Too often, research is hindered by a lack of cooperation between academia and industry. Different goals, priorities, the way of working, and last but not least financial conditions make it difficult to reconcile these two worlds and work together on a single project. However, when they overcome the obstacles synergy appears and great results are achieved.
This kind of collaboration recently happened in the Polish NLP community. The ML Research team at Allegro.pl (a popular e-commerce marketplace and the third largest company on the Warsaw Stock Exchange) has started work on developing a BERT-based model for Polish language understanding (NLU) as a part of their NLP infrastructure. The main issue that arose was the lack of a large, diverse, and high-quality corpus that could be used to train the model. Such criteria are met by the National Corpus of Polish (NKJP), which consists of texts from many different sources, such as classic literature, books, newspapers, journals, transcripts of conversations, and texts crawled from the Internet.
The R&D NKJP project was a joint initiative of four scientific institutions: Institute of Computer Science at the Polish Academy of Sciences (ICS PAS, coordinator), Institute of Polish Language at the Polish Academy of Sciences, Polish Scientific Publishers PWN, and the Department of Computational and Corpus Linguistics at the University of Łódź, and was financed by the Ministry of Science and Higher Education.
NKJP can be explored in a dedicated search engine. However, the collection of source texts is not publicly available due to copyright reasons and may only be used by these four members of the consortium. Thanks to the joint work of Allegro and ICS PAS legal teams, as well as obtaining consent from PWN, the owner of a large part of the texts, all formal obstacles in using the corpus were overcome.

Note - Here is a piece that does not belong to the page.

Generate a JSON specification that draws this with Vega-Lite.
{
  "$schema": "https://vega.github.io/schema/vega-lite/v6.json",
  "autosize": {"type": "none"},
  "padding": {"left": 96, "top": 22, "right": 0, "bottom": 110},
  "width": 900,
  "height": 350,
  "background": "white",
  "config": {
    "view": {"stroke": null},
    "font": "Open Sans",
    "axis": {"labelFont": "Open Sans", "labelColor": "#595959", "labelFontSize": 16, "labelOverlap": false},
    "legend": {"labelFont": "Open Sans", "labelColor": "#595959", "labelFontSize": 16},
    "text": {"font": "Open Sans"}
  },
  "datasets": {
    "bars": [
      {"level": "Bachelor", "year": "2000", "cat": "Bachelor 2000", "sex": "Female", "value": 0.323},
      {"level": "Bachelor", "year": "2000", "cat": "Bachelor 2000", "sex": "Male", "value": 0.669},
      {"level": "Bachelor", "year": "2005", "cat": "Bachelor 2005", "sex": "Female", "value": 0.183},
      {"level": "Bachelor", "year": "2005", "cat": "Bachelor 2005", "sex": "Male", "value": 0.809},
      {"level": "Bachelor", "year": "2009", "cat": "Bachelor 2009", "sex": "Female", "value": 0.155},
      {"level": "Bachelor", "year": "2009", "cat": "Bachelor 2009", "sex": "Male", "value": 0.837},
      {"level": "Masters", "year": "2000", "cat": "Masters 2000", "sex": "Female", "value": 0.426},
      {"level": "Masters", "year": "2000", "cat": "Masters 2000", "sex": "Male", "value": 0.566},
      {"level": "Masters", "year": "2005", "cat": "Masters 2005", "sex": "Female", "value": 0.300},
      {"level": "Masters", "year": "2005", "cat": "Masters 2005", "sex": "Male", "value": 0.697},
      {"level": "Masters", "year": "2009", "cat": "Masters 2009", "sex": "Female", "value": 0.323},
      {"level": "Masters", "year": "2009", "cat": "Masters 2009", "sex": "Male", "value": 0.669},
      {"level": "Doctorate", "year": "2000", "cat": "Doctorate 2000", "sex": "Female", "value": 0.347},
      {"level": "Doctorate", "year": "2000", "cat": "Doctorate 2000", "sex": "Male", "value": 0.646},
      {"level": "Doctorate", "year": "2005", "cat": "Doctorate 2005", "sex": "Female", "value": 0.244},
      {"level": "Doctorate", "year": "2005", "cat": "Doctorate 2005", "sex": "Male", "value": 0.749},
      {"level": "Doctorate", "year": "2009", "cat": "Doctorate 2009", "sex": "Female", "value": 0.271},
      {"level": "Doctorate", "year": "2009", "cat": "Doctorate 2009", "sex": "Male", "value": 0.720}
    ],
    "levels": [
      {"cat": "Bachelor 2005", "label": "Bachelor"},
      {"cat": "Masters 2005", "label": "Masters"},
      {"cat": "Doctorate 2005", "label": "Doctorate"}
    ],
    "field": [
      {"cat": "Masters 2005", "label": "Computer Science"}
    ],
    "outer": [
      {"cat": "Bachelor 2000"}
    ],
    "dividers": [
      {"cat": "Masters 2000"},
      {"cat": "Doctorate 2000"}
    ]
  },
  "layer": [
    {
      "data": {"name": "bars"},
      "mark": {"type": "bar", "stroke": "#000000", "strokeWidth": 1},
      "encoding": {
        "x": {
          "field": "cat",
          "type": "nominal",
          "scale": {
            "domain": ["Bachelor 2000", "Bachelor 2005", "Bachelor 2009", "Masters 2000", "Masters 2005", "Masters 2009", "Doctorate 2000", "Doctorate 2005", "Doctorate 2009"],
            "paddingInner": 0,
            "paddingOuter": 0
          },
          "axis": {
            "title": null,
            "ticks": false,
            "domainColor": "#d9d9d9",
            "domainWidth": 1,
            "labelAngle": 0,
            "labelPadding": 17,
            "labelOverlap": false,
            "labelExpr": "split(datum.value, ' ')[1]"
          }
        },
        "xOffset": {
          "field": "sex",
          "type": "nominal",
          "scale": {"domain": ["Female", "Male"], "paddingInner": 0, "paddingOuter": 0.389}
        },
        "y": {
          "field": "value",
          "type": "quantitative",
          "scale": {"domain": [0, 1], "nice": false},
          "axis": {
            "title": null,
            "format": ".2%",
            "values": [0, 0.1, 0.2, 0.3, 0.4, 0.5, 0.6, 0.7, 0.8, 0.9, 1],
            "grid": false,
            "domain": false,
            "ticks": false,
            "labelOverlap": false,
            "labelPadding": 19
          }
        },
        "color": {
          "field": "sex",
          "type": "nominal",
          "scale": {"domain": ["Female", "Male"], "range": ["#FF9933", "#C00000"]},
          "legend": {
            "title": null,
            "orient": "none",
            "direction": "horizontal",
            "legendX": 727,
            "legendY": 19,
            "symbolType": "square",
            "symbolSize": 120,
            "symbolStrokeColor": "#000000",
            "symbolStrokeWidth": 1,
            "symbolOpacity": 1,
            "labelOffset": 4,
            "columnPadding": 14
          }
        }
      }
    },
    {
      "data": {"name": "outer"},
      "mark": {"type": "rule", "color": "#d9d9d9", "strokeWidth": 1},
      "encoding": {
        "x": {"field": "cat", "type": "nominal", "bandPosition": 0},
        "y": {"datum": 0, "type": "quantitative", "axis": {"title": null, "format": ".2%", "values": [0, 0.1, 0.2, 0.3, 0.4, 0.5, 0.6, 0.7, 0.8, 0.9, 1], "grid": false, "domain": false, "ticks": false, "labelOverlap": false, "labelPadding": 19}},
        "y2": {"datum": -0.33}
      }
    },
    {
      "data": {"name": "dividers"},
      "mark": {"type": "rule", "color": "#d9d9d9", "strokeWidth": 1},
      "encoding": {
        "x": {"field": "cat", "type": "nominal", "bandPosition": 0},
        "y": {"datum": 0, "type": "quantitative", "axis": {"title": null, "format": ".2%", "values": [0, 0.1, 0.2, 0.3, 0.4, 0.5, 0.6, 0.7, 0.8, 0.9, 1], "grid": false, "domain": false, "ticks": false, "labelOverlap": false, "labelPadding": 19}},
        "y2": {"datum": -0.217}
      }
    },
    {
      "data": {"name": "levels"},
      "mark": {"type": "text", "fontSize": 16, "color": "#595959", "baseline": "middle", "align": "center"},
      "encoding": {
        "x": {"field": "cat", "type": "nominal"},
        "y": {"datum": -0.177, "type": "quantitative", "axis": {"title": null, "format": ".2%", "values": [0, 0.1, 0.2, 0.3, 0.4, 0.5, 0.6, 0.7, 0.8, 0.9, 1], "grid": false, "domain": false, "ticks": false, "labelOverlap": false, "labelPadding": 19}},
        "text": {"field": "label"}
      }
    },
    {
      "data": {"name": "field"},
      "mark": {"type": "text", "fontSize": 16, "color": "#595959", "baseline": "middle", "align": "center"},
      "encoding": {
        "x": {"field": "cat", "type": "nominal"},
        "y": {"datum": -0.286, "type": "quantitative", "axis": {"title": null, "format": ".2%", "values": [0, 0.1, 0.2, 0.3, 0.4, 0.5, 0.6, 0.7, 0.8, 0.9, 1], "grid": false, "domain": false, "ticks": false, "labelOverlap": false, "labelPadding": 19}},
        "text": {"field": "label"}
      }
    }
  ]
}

The cooperation resulted in training and open-sourcing HerBERT, a BERT-based model for Polish language understanding. The conducted experiments confirmed its high performance on a set of eleven diverse linguistic tasks, as HerBERT turned out to be the best on eight of them. In particular, it is the best model for Polish NLU model according to the KLEJ Benchmark. The model and its empirical evaluation are presented in the article by Mroczkowski et al. (2021, to appear at BSNLP).
Both HerBERT Base and HerBERT Large are released under CC BY-SA 4.0 licence as a part of the transformers library. Since its appearance in the HuggingFace repository, the model has been very popular. HerBERT Base has been downloaded over 13,500 times in the last month.